======== SUPPLIED DATA ========

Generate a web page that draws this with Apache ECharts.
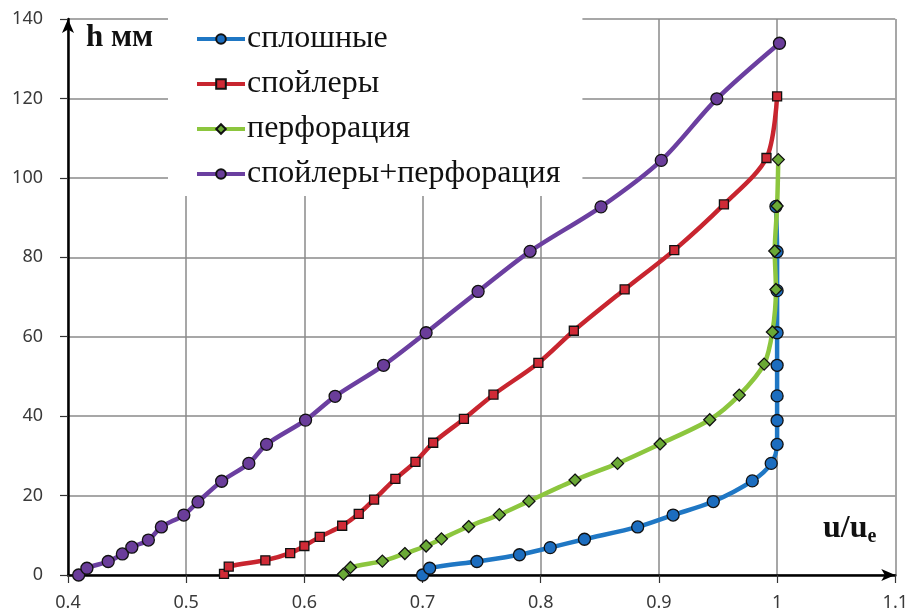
<!DOCTYPE html>
<html>
<head>
<meta charset="utf-8">
<script src="https://cdn.jsdelivr.net/npm/echarts@6/dist/echarts.min.js"></script>
<style>html,body{margin:0;padding:0;background:#fff}#c{width:911px;height:616px}</style>
</head>
<body>
<div id="c"></div>
<script>
const seriesNames = ['сплошные', 'спойлеры', 'перфорация', 'спойлеры+перфорация'];
const xTicks = [0.4, 0.5, 0.6, 0.7, 0.8, 0.9, 1.0, 1.1];
const yTicks = [0, 20, 40, 60, 80, 100, 120, 140];

// [u/ue, h mm]
const solid = [
  [0.700, 0], [0.706, 1.7], [0.746, 3.4], [0.782, 5.1], [0.808, 6.9], [0.837, 9.0],
  [0.882, 12.1], [0.912, 15.1], [0.946, 18.5], [0.979, 23.7], [0.995, 28.1],
  [1.000, 32.9], [1.000, 38.9], [1.000, 45.1], [1.000, 52.8], [1.000, 61.0],
  [1.000, 71.6], [1.000, 81.4], [0.999, 92.8]
];
const spoilers = [
  [0.532, 0.3], [0.536, 2.1], [0.567, 3.7], [0.588, 5.5], [0.600, 7.3], [0.613, 9.6],
  [0.632, 12.4], [0.646, 15.4], [0.659, 19.0], [0.677, 24.2], [0.694, 28.5],
  [0.709, 33.3], [0.735, 39.3], [0.760, 45.4], [0.798, 53.4], [0.828, 61.5],
  [0.871, 71.9], [0.913, 81.8], [0.955, 93.3], [0.991, 105.0], [1.000, 120.5]
];
const perforation = [
  [0.633, 0.2], [0.639, 1.9], [0.666, 3.5], [0.685, 5.4], [0.703, 7.3], [0.716, 9.1],
  [0.739, 12.2], [0.765, 15.2], [0.790, 18.6], [0.829, 23.9], [0.865, 28.1],
  [0.901, 33.0], [0.943, 39.1], [0.968, 45.3], [0.989, 53.1], [0.996, 61.2],
  [0.999, 71.9], [0.998, 81.6], [1.000, 92.9], [1.001, 104.6]
];
const spoilersPerf = [
  [0.409, 0], [0.416, 1.7], [0.434, 3.4], [0.446, 5.3], [0.454, 7.0], [0.468, 8.8],
  [0.479, 12.1], [0.498, 15.1], [0.510, 18.4], [0.530, 23.6], [0.553, 28.1],
  [0.568, 32.9], [0.601, 39.0], [0.626, 45.0], [0.667, 52.8], [0.703, 61.0],
  [0.747, 71.4], [0.791, 81.5], [0.851, 92.7], [0.902, 104.4], [0.949, 119.9],
  [1.002, 133.9]
];

const chart = echarts.init(document.getElementById('c'), null, {renderer: 'canvas'});
const tickFont = {fontFamily: 'Noto Sans', fontSize: 18, color: '#3a3a3a'};

function mk(name, data, lineColor, fill, symbol, size) {
  return {
    name: name, type: 'line', data: data, smooth: 0.3,
    symbol: symbol, symbolSize: size, showSymbol: true,
    lineStyle: {color: lineColor, width: 4.5},
    itemStyle: {color: fill, borderColor: '#111', borderWidth: 1.3},
    emphasis: {disabled: true}, animation: false
  };
}

chart.setOption({
  animation: false,
  backgroundColor: '#fff',
  grid: {left: 68, right: 14, top: 19, bottom: 41},
  legend: {
    left: 168, top: 0, orient: 'vertical',
    backgroundColor: '#fff',
    padding: [23, 22, 6, 27],
    itemWidth: 48, itemHeight: 12, itemGap: 13,
    lineStyle: {width: 4},
    textStyle: {fontFamily: 'Liberation Serif', fontSize: 32, color: '#111', padding: [0, 0, 0, -3]},
    data: seriesNames
  },
  xAxis: {
    type: 'value', min: xTicks[0], max: xTicks[xTicks.length - 1], interval: 0.1,
    axisLine: {show: true, onZero: true, symbol: ['none', 'arrow'], symbolSize: [9, 14], symbolOffset: [0, 0],
      lineStyle: {color: '#000', width: 2.5}},
    axisTick: {show: true, inside: false, length: 8, lineStyle: {color: '#333', width: 1.2}},
    axisLabel: Object.assign({margin: 19, formatter: v => String(parseFloat(v.toFixed(1)))}, tickFont),
    splitLine: {show: true, lineStyle: {color: '#8a8a8a', width: 1.5}}
  },
  yAxis: {
    type: 'value', min: yTicks[0], max: yTicks[yTicks.length - 1], interval: 20,
    axisLine: {show: true, onZero: false, symbol: ['none', 'arrow'], symbolSize: [9, 14],
      lineStyle: {color: '#000', width: 2.5}},
    axisTick: {show: true, inside: false, length: 8, lineStyle: {color: '#333', width: 1.2}},
    axisLabel: Object.assign({margin: 25}, tickFont),
    splitLine: {show: true, lineStyle: {color: '#8a8a8a', width: 1.5}}
  },
  graphic: [
    {type: 'text', left: 86, top: 22, z: 100,
      style: {text: 'h мм', fontFamily: 'Liberation Serif', fontWeight: 'bold', fontSize: 31, fill: '#111'}},
    {type: 'text', left: 823, top: 513, z: 100,
      style: {text: '{a|u/u}{b|e}', fontFamily: 'Liberation Serif',
        rich: {
          a: {fontFamily: 'Liberation Serif', fontWeight: 'bold', fontSize: 32, fill: '#111', color: '#111'},
          b: {fontFamily: 'Liberation Serif', fontWeight: 'bold', fontSize: 20, fill: '#111', color: '#111', padding: [16, 0, 0, 0]}
        }}}
  ],
  series: [
    mk(seriesNames[0], solid, '#1f77c4', '#1c6dbf', 'circle', 12),
    mk(seriesNames[1], spoilers, '#c8252f', '#d02a36', 'rect', 9),
    mk(seriesNames[2], perforation, '#8cc63e', '#6aa936', 'diamond', 12),
    mk(seriesNames[3], spoilersPerf, '#6b3fa0', '#6a3d9a', 'circle', 12)
  ]
});
</script>
</body>
</html>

========

## EXERCISE PROMPT:
Omit every picture while copying the listing above exactly.

## TASK RESULT:
Generate a web page that draws this with Apache ECharts.
<!DOCTYPE html>
<html>
<head>
<meta charset="utf-8">
<script src="https://cdn.jsdelivr.net/npm/echarts@6/dist/echarts.min.js"></script>
<style>html,body{margin:0;padding:0;background:#fff}#c{width:911px;height:616px}</style>
</head>
<body>
<div id="c"></div>
<script>
const seriesNames = ['сплошные', 'спойлеры', 'перфорация', 'спойлеры+перфорация'];
const xTicks = [0.4, 0.5, 0.6, 0.7, 0.8, 0.9, 1.0, 1.1];
const yTicks = [0, 20, 40, 60, 80, 100, 120, 140];

// [u/ue, h mm]
const solid = [
  [0.700, 0], [0.706, 1.7], [0.746, 3.4], [0.782, 5.1], [0.808, 6.9], [0.837, 9.0],
  [0.882, 12.1], [0.912, 15.1], [0.946, 18.5], [0.979, 23.7], [0.995, 28.1],
  [1.000, 32.9], [1.000, 38.9], [1.000, 45.1], [1.000, 52.8], [1.000, 61.0],
  [1.000, 71.6], [1.000, 81.4], [0.999, 92.8]
];
const spoilers = [
  [0.532, 0.3], [0.536, 2.1], [0.567, 3.7], [0.588, 5.5], [0.600, 7.3], [0.613, 9.6],
  [0.632, 12.4], [0.646, 15.4], [0.659, 19.0], [0.677, 24.2], [0.694, 28.5],
  [0.709, 33.3], [0.735, 39.3], [0.760, 45.4], [0.798, 53.4], [0.828, 61.5],
  [0.871, 71.9], [0.913, 81.8], [0.955, 93.3], [0.991, 105.0], [1.000, 120.5]
];
const perforation = [
  [0.633, 0.2], [0.639, 1.9], [0.666, 3.5], [0.685, 5.4], [0.703, 7.3], [0.716, 9.1],
  [0.739, 12.2], [0.765, 15.2], [0.790, 18.6], [0.829, 23.9], [0.865, 28.1],
  [0.901, 33.0], [0.943, 39.1], [0.968, 45.3], [0.989, 53.1], [0.996, 61.2],
  [0.999, 71.9], [0.998, 81.6], [1.000, 92.9], [1.001, 104.6]
];
const spoilersPerf = [
  [0.409, 0], [0.416, 1.7], [0.434, 3.4], [0.446, 5.3], [0.454, 7.0], [0.468, 8.8],
  [0.479, 12.1], [0.498, 15.1], [0.510, 18.4], [0.530, 23.6], [0.553, 28.1],
  [0.568, 32.9], [0.601, 39.0], [0.626, 45.0], [0.667, 52.8], [0.703, 61.0],
  [0.747, 71.4], [0.791, 81.5], [0.851, 92.7], [0.902, 104.4], [0.949, 119.9],
  [1.002, 133.9]
];

const chart = echarts.init(document.getElementById('c'), null, {renderer: 'canvas'});
const tickFont = {fontFamily: 'Noto Sans', fontSize: 18, color: '#3a3a3a'};

function mk(name, data, lineColor, fill, symbol, size) {
  return {
    name: name, type: 'line', data: data, smooth: 0.3,
    symbol: symbol, symbolSize: size, showSymbol: true,
    lineStyle: {color: lineColor, width: 4.5},
    itemStyle: {color: fill, borderColor: '#111', borderWidth: 1.3},
    emphasis: {disabled: true}, animation: false
  };
}

chart.setOption({
  animation: false,
  backgroundColor: '#fff',
  grid: {left: 68, right: 14, top: 19, bottom: 41},
  legend: {
    left: 168, top: 0, orient: 'vertical',
    backgroundColor: '#fff',
    padding: [23, 22, 6, 27],
    itemWidth: 48, itemHeight: 12, itemGap: 13,
    lineStyle: {width: 4},
    textStyle: {fontFamily: 'Liberation Serif', fontSize: 32, color: '#111', padding: [0, 0, 0, -3]},
    data: seriesNames
  },
  xAxis: {
    type: 'value', min: xTicks[0], max: xTicks[xTicks.length - 1], interval: 0.1,
    axisLine: {show: true, onZero: true, symbol: ['none', 'arrow'], symbolSize: [9, 14], symbolOffset: [0, 0],
      lineStyle: {color: '#000', width: 2.5}},
    axisTick: {show: true, inside: false, length: 8, lineStyle: {color: '#333', width: 1.2}},
    axisLabel: Object.assign({margin: 19, formatter: v => String(parseFloat(v.toFixed(1)))}, tickFont),
    splitLine: {show: true, lineStyle: {color: '#8a8a8a', width: 1.5}}
  },
  yAxis: {
    type: 'value', min: yTicks[0], max: yTicks[yTicks.length - 1], interval: 20,
    axisLine: {show: true, onZero: false, symbol: ['none', 'arrow'], symbolSize: [9, 14],
      lineStyle: {color: '#000', width: 2.5}},
    axisTick: {show: true, inside: false, length: 8, lineStyle: {color: '#333', width: 1.2}},
    axisLabel: Object.assign({margin: 25}, tickFont),
    splitLine: {show: true, lineStyle: {color: '#8a8a8a', width: 1.5}}
  },
  graphic: [
    {type: 'text', left: 86, top: 22, z: 100,
      style: {text: 'h мм', fontFamily: 'Liberation Serif', fontWeight: 'bold', fontSize: 31, fill: '#111'}},
    {type: 'text', left: 823, top: 513, z: 100,
      style: {text: '{a|u/u}{b|e}', fontFamily: 'Liberation Serif',
        rich: {
          a: {fontFamily: 'Liberation Serif', fontWeight: 'bold', fontSize: 32, fill: '#111', color: '#111'},
          b: {fontFamily: 'Liberation Serif', fontWeight: 'bold', fontSize: 20, fill: '#111', color: '#111', padding: [16, 0, 0, 0]}
        }}}
  ],
  series: [
    mk(seriesNames[0], solid, '#1f77c4', '#1c6dbf', 'circle', 12),
    mk(seriesNames[1], spoilers, '#c8252f', '#d02a36', 'rect', 9),
    mk(seriesNames[2], perforation, '#8cc63e', '#6aa936', 'diamond', 12),
    mk(seriesNames[3], spoilersPerf, '#6b3fa0', '#6a3d9a', 'circle', 12)
  ]
});
</script>
</body>
</html>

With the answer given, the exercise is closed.